A vignette of history from the website Kapampangan Heroes: At the outbreak of World War II, President Manuel L. Quezon temporarily moved the seat of Philippine government to the USA.
Together with Vice President Sergio Osmena and other cabinet members they escaped by submarine from the invading Japanese Imperial Forces as General Douglas MacArthur transferred his general headquarters to Australia to re-organize the Allied Forces.
Chief Justice Jose Abad Santos chose to remain in the Philippines as caretaker of the national government administration in the Philippines.
The Japanese Military Command repeatedly approached him to make him pledge allegiance to Japan and to the Japanese flag but he did not swear in. A Japanese colonel and his troops overtook him in Lanao and he was told that he would be shot to death if he would not swear allegiance to the Japanese flag.
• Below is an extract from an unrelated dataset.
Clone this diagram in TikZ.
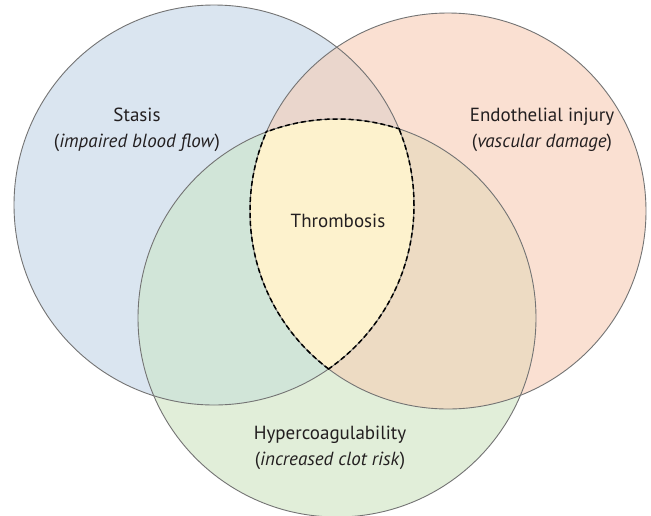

He did not comply with the request of the Japanese so he was shot by firing squad.
Immortal of the heroic moment were Abad Santos’ parting words to his grieving junior: “Do not cry, Pepito, show these people that you are brave. It is an honor to die for one’s country. Not everybody is given that opportunity.”
Indeed, a patriot – and a martyr – of the highest order there.
“Don Jose Abad Santos’ life takes parallelism in today’s political firmament. The ultimate sacrifices have to be made for integrity and nationalism. Precisely what our citizens need for emulation, precisely what our leaders need for virtues. Precisely to be ever remembered.”
So spoke Mayor Oscar S. Rodriguez after laying a wreath at the foot of the Abad Santos monument at the Heroes Hall.
Spoken two years ago, Rodriguez’s words find even greater resonance today. Given the reduction to ignominy of that hallowed seat that is the Chief Justice’s.
Rodriguez’s prescience manifests his keen sense of history – his is the keenest, unarguably, among all political leaders, current and immediately past.
No doubt forged in the anvil of materialism – dialectical and historical, and purified in the crucible of ideological praxis in the parliament of the streets, in the Marcos dictatorship, in the EDSA Revolution, in EDSA Dos, in the continuing struggle, albeit on a different front, for national liberation.
In celebrating Abad Santos’ martyrdom, Rodriguez impacts in all of us one bitter lesson of history: Unhappy is the land without heroes. But cursed is the nation that forgets its heroes.
We are that nation accursed. So shall we ever remember.